*INSTRUCTIONS FOR THE TASK*: Gather all lines with "What" from the records.

(Stored items from a collection)
[BEGIN]

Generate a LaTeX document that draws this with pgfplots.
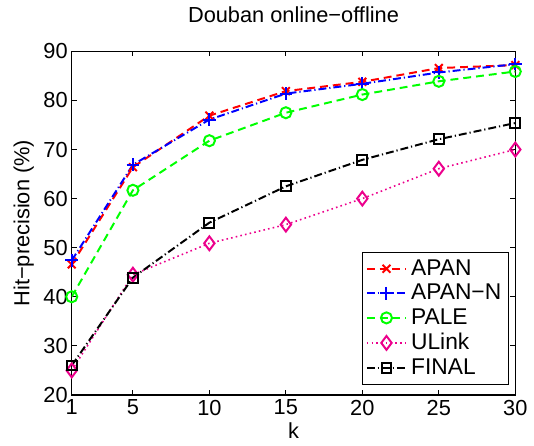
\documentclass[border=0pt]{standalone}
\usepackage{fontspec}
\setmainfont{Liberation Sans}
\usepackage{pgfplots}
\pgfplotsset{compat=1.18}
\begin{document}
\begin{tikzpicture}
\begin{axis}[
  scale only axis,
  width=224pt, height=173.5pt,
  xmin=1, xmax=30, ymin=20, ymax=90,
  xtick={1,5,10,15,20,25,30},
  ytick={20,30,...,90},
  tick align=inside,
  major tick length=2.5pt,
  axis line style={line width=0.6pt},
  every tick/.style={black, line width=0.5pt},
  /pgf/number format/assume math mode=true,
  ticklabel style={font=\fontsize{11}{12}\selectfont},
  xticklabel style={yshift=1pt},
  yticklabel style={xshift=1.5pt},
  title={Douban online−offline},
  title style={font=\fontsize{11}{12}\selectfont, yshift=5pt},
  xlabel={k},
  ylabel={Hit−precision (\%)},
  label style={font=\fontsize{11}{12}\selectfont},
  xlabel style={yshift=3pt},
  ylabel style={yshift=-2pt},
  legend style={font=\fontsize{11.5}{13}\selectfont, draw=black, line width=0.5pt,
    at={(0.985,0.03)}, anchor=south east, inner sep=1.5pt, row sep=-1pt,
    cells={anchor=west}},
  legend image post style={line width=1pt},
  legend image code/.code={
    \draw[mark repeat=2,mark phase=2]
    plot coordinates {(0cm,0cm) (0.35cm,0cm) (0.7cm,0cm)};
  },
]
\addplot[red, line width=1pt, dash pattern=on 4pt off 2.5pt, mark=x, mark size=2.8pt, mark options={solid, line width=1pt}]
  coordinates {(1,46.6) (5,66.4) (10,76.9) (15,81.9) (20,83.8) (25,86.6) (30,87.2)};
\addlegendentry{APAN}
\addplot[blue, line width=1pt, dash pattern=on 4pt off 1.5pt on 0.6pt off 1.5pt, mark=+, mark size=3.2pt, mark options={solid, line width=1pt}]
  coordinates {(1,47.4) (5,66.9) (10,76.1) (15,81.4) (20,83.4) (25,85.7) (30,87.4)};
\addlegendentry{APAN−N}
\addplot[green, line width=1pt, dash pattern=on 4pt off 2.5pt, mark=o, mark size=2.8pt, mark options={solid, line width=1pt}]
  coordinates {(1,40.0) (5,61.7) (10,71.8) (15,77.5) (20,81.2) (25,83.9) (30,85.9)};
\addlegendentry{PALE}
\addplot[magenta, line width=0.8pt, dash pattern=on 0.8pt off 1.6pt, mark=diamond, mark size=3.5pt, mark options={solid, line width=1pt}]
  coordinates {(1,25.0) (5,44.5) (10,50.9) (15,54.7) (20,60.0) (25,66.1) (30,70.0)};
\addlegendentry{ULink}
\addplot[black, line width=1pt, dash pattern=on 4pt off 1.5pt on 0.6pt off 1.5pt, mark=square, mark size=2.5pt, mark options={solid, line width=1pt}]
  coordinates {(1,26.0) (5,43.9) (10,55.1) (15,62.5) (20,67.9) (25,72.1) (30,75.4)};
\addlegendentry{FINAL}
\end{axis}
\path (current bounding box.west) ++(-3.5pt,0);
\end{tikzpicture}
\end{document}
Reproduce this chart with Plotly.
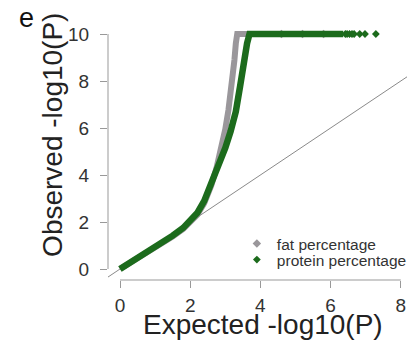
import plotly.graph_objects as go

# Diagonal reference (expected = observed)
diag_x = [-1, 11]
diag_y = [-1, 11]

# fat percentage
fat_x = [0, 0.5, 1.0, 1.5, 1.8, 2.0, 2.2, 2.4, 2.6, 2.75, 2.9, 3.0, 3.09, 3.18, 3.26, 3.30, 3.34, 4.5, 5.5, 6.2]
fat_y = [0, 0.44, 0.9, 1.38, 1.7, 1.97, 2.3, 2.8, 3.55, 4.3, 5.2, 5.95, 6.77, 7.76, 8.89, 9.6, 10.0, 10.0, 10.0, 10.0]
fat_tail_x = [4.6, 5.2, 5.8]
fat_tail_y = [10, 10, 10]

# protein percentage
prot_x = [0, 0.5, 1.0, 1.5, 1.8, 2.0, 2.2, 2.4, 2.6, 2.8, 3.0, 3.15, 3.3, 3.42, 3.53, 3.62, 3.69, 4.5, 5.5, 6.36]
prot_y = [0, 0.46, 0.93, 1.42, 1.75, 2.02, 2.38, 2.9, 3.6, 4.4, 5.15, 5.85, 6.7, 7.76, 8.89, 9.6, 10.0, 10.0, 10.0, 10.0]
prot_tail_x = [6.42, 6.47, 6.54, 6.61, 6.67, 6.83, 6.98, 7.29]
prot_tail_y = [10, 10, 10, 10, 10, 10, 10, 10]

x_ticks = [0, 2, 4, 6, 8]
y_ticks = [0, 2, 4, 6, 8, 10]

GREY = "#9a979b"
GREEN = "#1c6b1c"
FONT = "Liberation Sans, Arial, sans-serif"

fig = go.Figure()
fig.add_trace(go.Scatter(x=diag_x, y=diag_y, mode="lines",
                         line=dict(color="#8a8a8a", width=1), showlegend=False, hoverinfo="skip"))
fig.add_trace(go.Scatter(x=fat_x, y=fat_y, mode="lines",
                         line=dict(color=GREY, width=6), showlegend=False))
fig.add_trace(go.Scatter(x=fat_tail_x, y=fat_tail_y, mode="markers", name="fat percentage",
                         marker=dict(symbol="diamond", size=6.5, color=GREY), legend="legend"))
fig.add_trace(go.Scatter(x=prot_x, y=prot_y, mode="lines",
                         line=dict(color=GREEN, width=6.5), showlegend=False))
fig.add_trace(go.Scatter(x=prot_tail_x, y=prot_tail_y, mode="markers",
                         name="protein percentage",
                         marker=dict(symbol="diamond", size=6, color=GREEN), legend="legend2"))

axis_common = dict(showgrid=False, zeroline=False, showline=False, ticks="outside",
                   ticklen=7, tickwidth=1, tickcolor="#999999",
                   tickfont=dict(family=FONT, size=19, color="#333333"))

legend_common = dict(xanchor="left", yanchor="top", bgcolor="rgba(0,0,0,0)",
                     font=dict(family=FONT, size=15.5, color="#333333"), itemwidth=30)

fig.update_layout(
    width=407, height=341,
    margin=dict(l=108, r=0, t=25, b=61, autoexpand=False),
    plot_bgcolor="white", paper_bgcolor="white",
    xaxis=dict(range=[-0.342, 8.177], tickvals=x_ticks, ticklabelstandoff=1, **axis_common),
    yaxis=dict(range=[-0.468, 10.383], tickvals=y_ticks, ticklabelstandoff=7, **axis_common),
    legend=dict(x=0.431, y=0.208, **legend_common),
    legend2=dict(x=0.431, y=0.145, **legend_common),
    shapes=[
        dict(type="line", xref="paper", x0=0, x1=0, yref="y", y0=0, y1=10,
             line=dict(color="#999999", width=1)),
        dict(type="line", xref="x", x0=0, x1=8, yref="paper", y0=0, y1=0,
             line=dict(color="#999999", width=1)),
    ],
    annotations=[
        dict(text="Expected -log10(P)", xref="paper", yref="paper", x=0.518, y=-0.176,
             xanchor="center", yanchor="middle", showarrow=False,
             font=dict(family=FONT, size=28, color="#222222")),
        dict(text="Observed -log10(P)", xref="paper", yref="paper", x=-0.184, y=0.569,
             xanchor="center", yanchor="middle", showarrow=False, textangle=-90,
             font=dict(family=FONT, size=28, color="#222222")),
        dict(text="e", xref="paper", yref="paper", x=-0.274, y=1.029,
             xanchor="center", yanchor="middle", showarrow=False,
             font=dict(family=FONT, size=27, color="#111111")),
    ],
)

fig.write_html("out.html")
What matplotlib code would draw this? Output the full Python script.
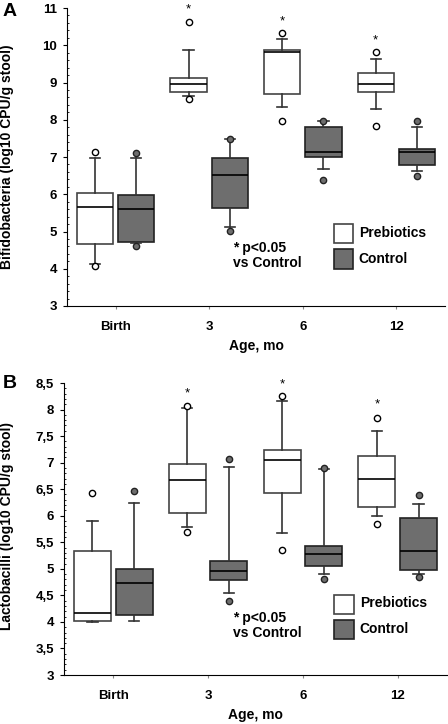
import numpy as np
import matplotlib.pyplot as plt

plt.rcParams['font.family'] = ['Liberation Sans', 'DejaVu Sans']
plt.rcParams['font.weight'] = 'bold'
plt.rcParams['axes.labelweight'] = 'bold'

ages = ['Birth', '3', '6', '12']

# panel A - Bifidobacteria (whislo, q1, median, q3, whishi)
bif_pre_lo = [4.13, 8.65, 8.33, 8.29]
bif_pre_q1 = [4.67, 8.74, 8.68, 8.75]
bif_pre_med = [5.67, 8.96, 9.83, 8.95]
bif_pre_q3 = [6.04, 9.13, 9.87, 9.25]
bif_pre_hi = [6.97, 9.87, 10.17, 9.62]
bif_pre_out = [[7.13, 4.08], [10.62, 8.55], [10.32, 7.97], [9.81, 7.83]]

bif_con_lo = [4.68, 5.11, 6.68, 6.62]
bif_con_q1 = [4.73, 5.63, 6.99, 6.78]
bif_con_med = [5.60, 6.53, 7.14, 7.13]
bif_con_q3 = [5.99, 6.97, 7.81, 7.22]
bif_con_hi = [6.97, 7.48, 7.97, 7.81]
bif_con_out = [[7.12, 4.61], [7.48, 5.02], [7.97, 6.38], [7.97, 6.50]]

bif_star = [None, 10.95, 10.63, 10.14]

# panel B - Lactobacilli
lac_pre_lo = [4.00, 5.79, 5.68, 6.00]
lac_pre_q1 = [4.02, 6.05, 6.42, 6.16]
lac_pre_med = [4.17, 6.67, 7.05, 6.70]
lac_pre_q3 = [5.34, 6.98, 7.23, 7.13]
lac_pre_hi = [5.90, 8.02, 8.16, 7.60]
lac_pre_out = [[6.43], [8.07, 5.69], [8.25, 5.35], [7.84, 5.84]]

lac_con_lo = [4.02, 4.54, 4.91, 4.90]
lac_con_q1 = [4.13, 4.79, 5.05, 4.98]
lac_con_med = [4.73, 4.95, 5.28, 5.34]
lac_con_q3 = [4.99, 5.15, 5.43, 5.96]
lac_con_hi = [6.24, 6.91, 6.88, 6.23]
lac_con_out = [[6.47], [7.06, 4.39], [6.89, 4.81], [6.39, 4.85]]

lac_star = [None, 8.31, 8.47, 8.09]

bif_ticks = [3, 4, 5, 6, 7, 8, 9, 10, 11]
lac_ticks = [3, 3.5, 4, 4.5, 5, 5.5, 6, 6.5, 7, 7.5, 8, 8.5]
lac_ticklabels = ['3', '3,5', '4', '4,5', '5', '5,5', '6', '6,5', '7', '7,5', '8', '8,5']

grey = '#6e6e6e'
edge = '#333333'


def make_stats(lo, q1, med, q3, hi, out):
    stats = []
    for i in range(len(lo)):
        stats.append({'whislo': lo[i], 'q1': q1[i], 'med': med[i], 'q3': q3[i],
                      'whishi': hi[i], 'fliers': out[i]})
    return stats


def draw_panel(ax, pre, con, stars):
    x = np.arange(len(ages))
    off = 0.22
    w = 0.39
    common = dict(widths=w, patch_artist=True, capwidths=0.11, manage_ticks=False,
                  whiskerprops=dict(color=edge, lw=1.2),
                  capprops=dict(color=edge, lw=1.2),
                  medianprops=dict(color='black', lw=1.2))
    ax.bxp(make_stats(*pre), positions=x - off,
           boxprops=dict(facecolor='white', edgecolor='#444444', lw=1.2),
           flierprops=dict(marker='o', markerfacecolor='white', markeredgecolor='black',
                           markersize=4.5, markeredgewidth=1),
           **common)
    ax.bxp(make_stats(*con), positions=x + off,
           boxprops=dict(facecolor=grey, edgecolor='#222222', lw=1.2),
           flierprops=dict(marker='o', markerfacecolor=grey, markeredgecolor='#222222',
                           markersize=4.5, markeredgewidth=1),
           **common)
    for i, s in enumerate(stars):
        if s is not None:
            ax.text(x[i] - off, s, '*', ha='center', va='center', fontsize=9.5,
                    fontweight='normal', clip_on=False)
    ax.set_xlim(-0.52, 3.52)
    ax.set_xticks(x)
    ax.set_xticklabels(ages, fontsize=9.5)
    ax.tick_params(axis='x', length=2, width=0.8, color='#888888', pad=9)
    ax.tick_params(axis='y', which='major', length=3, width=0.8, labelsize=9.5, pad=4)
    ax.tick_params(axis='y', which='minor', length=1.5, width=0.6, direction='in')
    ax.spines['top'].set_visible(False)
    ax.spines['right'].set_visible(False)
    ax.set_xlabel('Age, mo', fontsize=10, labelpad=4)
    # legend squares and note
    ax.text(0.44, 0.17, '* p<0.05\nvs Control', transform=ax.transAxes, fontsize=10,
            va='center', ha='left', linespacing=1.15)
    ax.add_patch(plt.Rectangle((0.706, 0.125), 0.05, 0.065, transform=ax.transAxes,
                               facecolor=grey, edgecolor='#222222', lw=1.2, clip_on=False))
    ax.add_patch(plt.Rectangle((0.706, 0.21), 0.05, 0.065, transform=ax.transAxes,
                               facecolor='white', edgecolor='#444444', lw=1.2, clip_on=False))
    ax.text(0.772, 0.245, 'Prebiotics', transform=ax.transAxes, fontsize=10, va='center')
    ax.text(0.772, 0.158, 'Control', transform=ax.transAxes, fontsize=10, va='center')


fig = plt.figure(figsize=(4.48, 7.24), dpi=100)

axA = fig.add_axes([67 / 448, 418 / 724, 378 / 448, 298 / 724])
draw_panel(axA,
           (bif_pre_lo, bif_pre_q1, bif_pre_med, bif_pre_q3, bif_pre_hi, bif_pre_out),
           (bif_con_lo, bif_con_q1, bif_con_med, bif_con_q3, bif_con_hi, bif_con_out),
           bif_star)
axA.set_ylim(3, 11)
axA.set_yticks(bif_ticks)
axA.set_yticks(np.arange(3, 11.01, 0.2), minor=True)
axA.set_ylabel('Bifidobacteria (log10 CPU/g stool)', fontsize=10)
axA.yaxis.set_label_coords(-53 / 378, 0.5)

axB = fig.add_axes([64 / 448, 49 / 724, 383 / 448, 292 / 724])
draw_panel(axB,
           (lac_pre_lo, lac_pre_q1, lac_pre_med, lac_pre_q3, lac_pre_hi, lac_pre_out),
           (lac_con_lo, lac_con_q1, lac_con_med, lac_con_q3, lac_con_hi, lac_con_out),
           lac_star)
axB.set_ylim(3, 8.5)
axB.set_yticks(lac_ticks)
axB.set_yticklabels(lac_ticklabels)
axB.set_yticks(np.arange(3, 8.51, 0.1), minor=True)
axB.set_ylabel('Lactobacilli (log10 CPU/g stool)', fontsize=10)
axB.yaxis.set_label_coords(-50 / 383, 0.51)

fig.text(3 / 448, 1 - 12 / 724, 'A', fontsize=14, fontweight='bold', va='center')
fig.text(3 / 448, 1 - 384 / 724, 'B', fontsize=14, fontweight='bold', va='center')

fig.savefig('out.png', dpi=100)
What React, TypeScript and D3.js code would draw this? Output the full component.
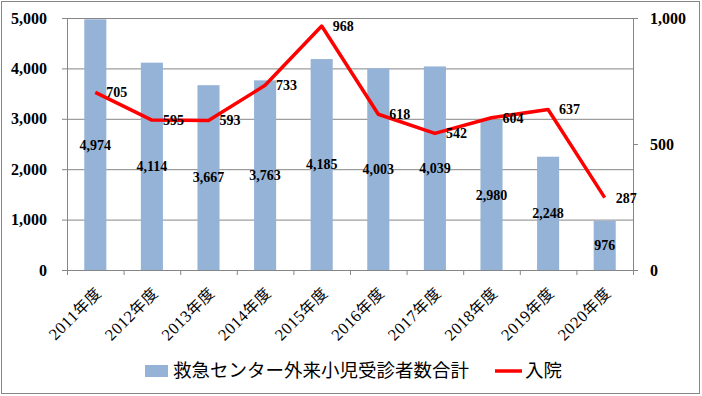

[END]

*WRITTEN ANSWER*:
What matplotlib code would draw this? Output the full Python script.
What React, TypeScript and D3.js code would draw this? Output the full component.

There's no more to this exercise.